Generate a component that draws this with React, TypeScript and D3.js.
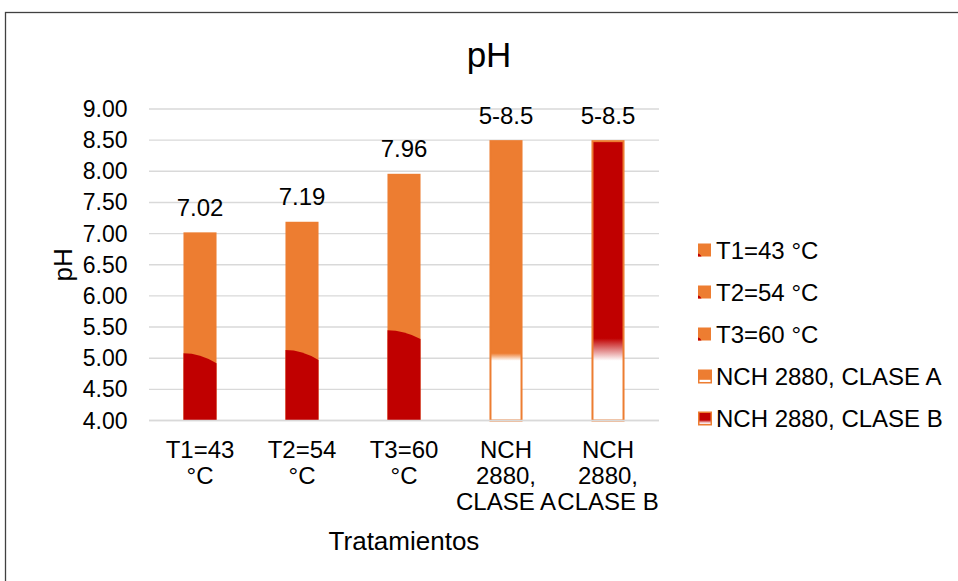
import React from "react";
import * as d3 from "d3";

const categories = ["T1=43 °C", "T2=54 °C", "T3=60 °C", "NCH 2880, CLASE A", "NCH 2880, CLASE B"];
const categoryLines = [
  ["T1=43", "°C"],
  ["T2=54", "°C"],
  ["T3=60", "°C"],
  ["NCH", "2880,", "CLASE A"],
  ["NCH", "2880,", "CLASE B"],
];
const phValues = [7.02, 7.19, 7.96, 8.5, 8.5];
const dataLabels = ["7.02", "7.19", "7.96", "5-8.5", "5-8.5"];
const yTicks = [4, 4.5, 5, 5.5, 6, 6.5, 7, 7.5, 8, 8.5, 9];
const yDomain = [4, 9];
// lower red part of the T bars (pH where the curved edge meets the left / right side)
const redEdgeLeft = [5.08, 5.13, 5.45];
const redEdgeRight = [4.92, 4.97, 5.31];
// NCH bars: fill fades to white between these pH values
const fadeStart = [5.08, 5.32];
const fadeEnd = [4.96, 4.96];
const legendItems = ["T1=43 °C", "T2=54 °C", "T3=60 °C", "NCH 2880, CLASE A", "NCH 2880, CLASE B"];

const ORANGE = "#ED7D31";
const RED = "#C00000";
const GRID = "#D9D9D9";
const FONT = "'Liberation Sans', Arial, sans-serif";

export default function App() {
  const W = 958;
  const H = 581;
  const x = d3
    .scaleBand<string>()
    .domain(categories)
    .range([149, 659])
    .paddingInner(0.676)
    .paddingOuter(0.338);
  const y = d3.scaleLinear().domain(yDomain).range([420.5, 109]);
  const bw = x.bandwidth();
  const base = y(yDomain[0]);

  return (
    <svg
      width={W}
      height={H}
      style={{ position: "absolute", left: 0, top: 0, display: "block", background: "#fff" }}
      fontFamily={FONT}
    >
      <defs>
        {fadeStart.map((fs, k) => (
          <linearGradient
            key={k}
            id={`fade${k}`}
            gradientUnits="userSpaceOnUse"
            x1={0}
            x2={0}
            y1={y(fs)}
            y2={y(fadeEnd[k])}
          >
            <stop offset="0" stopColor={k === 0 ? ORANGE : RED} />
            <stop offset="1" stopColor="#FFFFFF" />
          </linearGradient>
        ))}
        <linearGradient id="legA" x1="0" x2="0" y1="0" y2="1">
          <stop offset="0" stopColor={ORANGE} />
          <stop offset="0.72" stopColor={ORANGE} />
          <stop offset="0.82" stopColor="#FFFFFF" />
          <stop offset="1" stopColor="#FFF4EE" />
        </linearGradient>
        <linearGradient id="legB" x1="0" x2="0" y1="0" y2="1">
          <stop offset="0" stopColor={RED} />
          <stop offset="0.62" stopColor={RED} />
          <stop offset="0.85" stopColor="#F6DADA" />
          <stop offset="1" stopColor="#FFFFFF" />
        </linearGradient>
      </defs>

      <rect x={5.5} y={12.5} width={1000} height={1000} fill="#fff" stroke="#404040" strokeWidth={1.3} />

      {/* title */}
      <text x={489} y={66.5} textAnchor="middle" fontSize={35} fill="#000">
        pH
      </text>

      {/* gridlines */}
      {yTicks.map((t) => (
        <line key={t} x1={149} x2={659} y1={y(t)} y2={y(t)} stroke={GRID} strokeWidth={1.4} />
      ))}

      {/* bars */}
      {categories.map((c, i) => {
        const x0 = x(c) as number;
        const top = y(phValues[i]);
        if (i < 3) {
          const yl = y(redEdgeLeft[i]);
          const yr = y(redEdgeRight[i]);
          const path = `M${x0},${base} L${x0},${yl} Q${x0 + bw / 2},${yl} ${x0 + bw},${yr} L${x0 + bw},${base} Z`;
          return (
            <g key={c}>
              <rect x={x0} y={top} width={bw} height={base - top} fill={ORANGE} />
              <path d={path} fill={RED} />
            </g>
          );
        }
        const k = i - 3;
        return (
          <rect
            key={c}
            x={x0 + 1}
            y={top + 1}
            width={bw - 2}
            height={base - top - 1}
            fill={`url(#fade${k})`}
            stroke={ORANGE}
            strokeWidth={2}
          />
        );
      })}

      {/* baseline */}
      <line x1={149} x2={659} y1={base} y2={base} stroke={GRID} strokeWidth={1.4} />

      {/* data labels */}
      {categories.map((c, i) => (
        <text
          key={c}
          x={(x(c) as number) + bw / 2}
          y={y(phValues[i]) - 16.5}
          textAnchor="middle"
          fontSize={24}
          fill="#000"
        >
          {dataLabels[i]}
        </text>
      ))}

      {/* y tick labels */}
      {yTicks.map((t) => (
        <text key={t} x={127.5} y={y(t) + 8} textAnchor="end" fontSize={23} fill="#000">
          {d3.format(".2f")(t)}
        </text>
      ))}

      {/* category labels */}
      {categories.map((c, i) => (
        <text key={c} textAnchor="middle" fontSize={24} fill="#000">
          {categoryLines[i].map((ln, j) => (
            <tspan key={j} x={(x(c) as number) + bw / 2} y={458 + j * 26}>
              {ln}
            </tspan>
          ))}
        </text>
      ))}

      {/* axis titles */}
      <text x={404} y={550} textAnchor="middle" fontSize={26} fill="#000">
        Tratamientos
      </text>
      <text
        transform={`translate(72,${(y(yDomain[0]) + y(yDomain[1])) / 2}) rotate(-90)`}
        textAnchor="middle"
        fontSize={26}
        fill="#000"
      >
        pH
      </text>

      {/* legend */}
      {legendItems.map((name, i) => {
        const cy = 250 + i * 42;
        const sx = 698;
        const sy = cy - 6.5;
        let marker;
        if (i < 3) {
          marker = (
            <g>
              <rect x={sx} y={sy} width={13} height={13} fill={ORANGE} />
              <path d={`M${sx},${sy + 13} L${sx},${sy + 10} Q${sx + 2},${sy + 10} ${sx + 3.5},${sy + 13} Z`} fill={RED} />
            </g>
          );
        } else {
          marker = (
            <rect
              x={sx + 0.75}
              y={sy + 0.75}
              width={12.5}
              height={12.5}
              fill={i === 3 ? "url(#legA)" : "url(#legB)"}
              stroke={ORANGE}
              strokeWidth={1.5}
            />
          );
        }
        return (
          <g key={name}>
            {marker}
            <text x={716} y={cy + 8.5} fontSize={24} fill="#000">
              {name}
            </text>
          </g>
        );
      })}
    </svg>
  );
}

----

GIVEN REQUEST: Set the pictures aside and transcribe the data above exactly.

REPLY:
Generate a component that draws this with React, TypeScript and D3.js.
import React from "react";
import * as d3 from "d3";

const categories = ["T1=43 °C", "T2=54 °C", "T3=60 °C", "NCH 2880, CLASE A", "NCH 2880, CLASE B"];
const categoryLines = [
  ["T1=43", "°C"],
  ["T2=54", "°C"],
  ["T3=60", "°C"],
  ["NCH", "2880,", "CLASE A"],
  ["NCH", "2880,", "CLASE B"],
];
const phValues = [7.02, 7.19, 7.96, 8.5, 8.5];
const dataLabels = ["7.02", "7.19", "7.96", "5-8.5", "5-8.5"];
const yTicks = [4, 4.5, 5, 5.5, 6, 6.5, 7, 7.5, 8, 8.5, 9];
const yDomain = [4, 9];
// lower red part of the T bars (pH where the curved edge meets the left / right side)
const redEdgeLeft = [5.08, 5.13, 5.45];
const redEdgeRight = [4.92, 4.97, 5.31];
// NCH bars: fill fades to white between these pH values
const fadeStart = [5.08, 5.32];
const fadeEnd = [4.96, 4.96];
const legendItems = ["T1=43 °C", "T2=54 °C", "T3=60 °C", "NCH 2880, CLASE A", "NCH 2880, CLASE B"];

const ORANGE = "#ED7D31";
const RED = "#C00000";
const GRID = "#D9D9D9";
const FONT = "'Liberation Sans', Arial, sans-serif";

export default function App() {
  const W = 958;
  const H = 581;
  const x = d3
    .scaleBand<string>()
    .domain(categories)
    .range([149, 659])
    .paddingInner(0.676)
    .paddingOuter(0.338);
  const y = d3.scaleLinear().domain(yDomain).range([420.5, 109]);
  const bw = x.bandwidth();
  const base = y(yDomain[0]);

  return (
    <svg
      width={W}
      height={H}
      style={{ position: "absolute", left: 0, top: 0, display: "block", background: "#fff" }}
      fontFamily={FONT}
    >
      <defs>
        {fadeStart.map((fs, k) => (
          <linearGradient
            key={k}
            id={`fade${k}`}
            gradientUnits="userSpaceOnUse"
            x1={0}
            x2={0}
            y1={y(fs)}
            y2={y(fadeEnd[k])}
          >
            <stop offset="0" stopColor={k === 0 ? ORANGE : RED} />
            <stop offset="1" stopColor="#FFFFFF" />
          </linearGradient>
        ))}
        <linearGradient id="legA" x1="0" x2="0" y1="0" y2="1">
          <stop offset="0" stopColor={ORANGE} />
          <stop offset="0.72" stopColor={ORANGE} />
          <stop offset="0.82" stopColor="#FFFFFF" />
          <stop offset="1" stopColor="#FFF4EE" />
        </linearGradient>
        <linearGradient id="legB" x1="0" x2="0" y1="0" y2="1">
          <stop offset="0" stopColor={RED} />
          <stop offset="0.62" stopColor={RED} />
          <stop offset="0.85" stopColor="#F6DADA" />
          <stop offset="1" stopColor="#FFFFFF" />
        </linearGradient>
      </defs>

      <rect x={5.5} y={12.5} width={1000} height={1000} fill="#fff" stroke="#404040" strokeWidth={1.3} />

      {/* title */}
      <text x={489} y={66.5} textAnchor="middle" fontSize={35} fill="#000">
        pH
      </text>

      {/* gridlines */}
      {yTicks.map((t) => (
        <line key={t} x1={149} x2={659} y1={y(t)} y2={y(t)} stroke={GRID} strokeWidth={1.4} />
      ))}

      {/* bars */}
      {categories.map((c, i) => {
        const x0 = x(c) as number;
        const top = y(phValues[i]);
        if (i < 3) {
          const yl = y(redEdgeLeft[i]);
          const yr = y(redEdgeRight[i]);
          const path = `M${x0},${base} L${x0},${yl} Q${x0 + bw / 2},${yl} ${x0 + bw},${yr} L${x0 + bw},${base} Z`;
          return (
            <g key={c}>
              <rect x={x0} y={top} width={bw} height={base - top} fill={ORANGE} />
              <path d={path} fill={RED} />
            </g>
          );
        }
        const k = i - 3;
        return (
          <rect
            key={c}
            x={x0 + 1}
            y={top + 1}
            width={bw - 2}
            height={base - top - 1}
            fill={`url(#fade${k})`}
            stroke={ORANGE}
            strokeWidth={2}
          />
        );
      })}

      {/* baseline */}
      <line x1={149} x2={659} y1={base} y2={base} stroke={GRID} strokeWidth={1.4} />

      {/* data labels */}
      {categories.map((c, i) => (
        <text
          key={c}
          x={(x(c) as number) + bw / 2}
          y={y(phValues[i]) - 16.5}
          textAnchor="middle"
          fontSize={24}
          fill="#000"
        >
          {dataLabels[i]}
        </text>
      ))}

      {/* y tick labels */}
      {yTicks.map((t) => (
        <text key={t} x={127.5} y={y(t) + 8} textAnchor="end" fontSize={23} fill="#000">
          {d3.format(".2f")(t)}
        </text>
      ))}

      {/* category labels */}
      {categories.map((c, i) => (
        <text key={c} textAnchor="middle" fontSize={24} fill="#000">
          {categoryLines[i].map((ln, j) => (
            <tspan key={j} x={(x(c) as number) + bw / 2} y={458 + j * 26}>
              {ln}
            </tspan>
          ))}
        </text>
      ))}

      {/* axis titles */}
      <text x={404} y={550} textAnchor="middle" fontSize={26} fill="#000">
        Tratamientos
      </text>
      <text
        transform={`translate(72,${(y(yDomain[0]) + y(yDomain[1])) / 2}) rotate(-90)`}
        textAnchor="middle"
        fontSize={26}
        fill="#000"
      >
        pH
      </text>

      {/* legend */}
      {legendItems.map((name, i) => {
        const cy = 250 + i * 42;
        const sx = 698;
        const sy = cy - 6.5;
        let marker;
        if (i < 3) {
          marker = (
            <g>
              <rect x={sx} y={sy} width={13} height={13} fill={ORANGE} />
              <path d={`M${sx},${sy + 13} L${sx},${sy + 10} Q${sx + 2},${sy + 10} ${sx + 3.5},${sy + 13} Z`} fill={RED} />
            </g>
          );
        } else {
          marker = (
            <rect
              x={sx + 0.75}
              y={sy + 0.75}
              width={12.5}
              height={12.5}
              fill={i === 3 ? "url(#legA)" : "url(#legB)"}
              stroke={ORANGE}
              strokeWidth={1.5}
            />
          );
        }
        return (
          <g key={name}>
            {marker}
            <text x={716} y={cy + 8.5} fontSize={24} fill="#000">
              {name}
            </text>
          </g>
        );
      })}
    </svg>
  );
}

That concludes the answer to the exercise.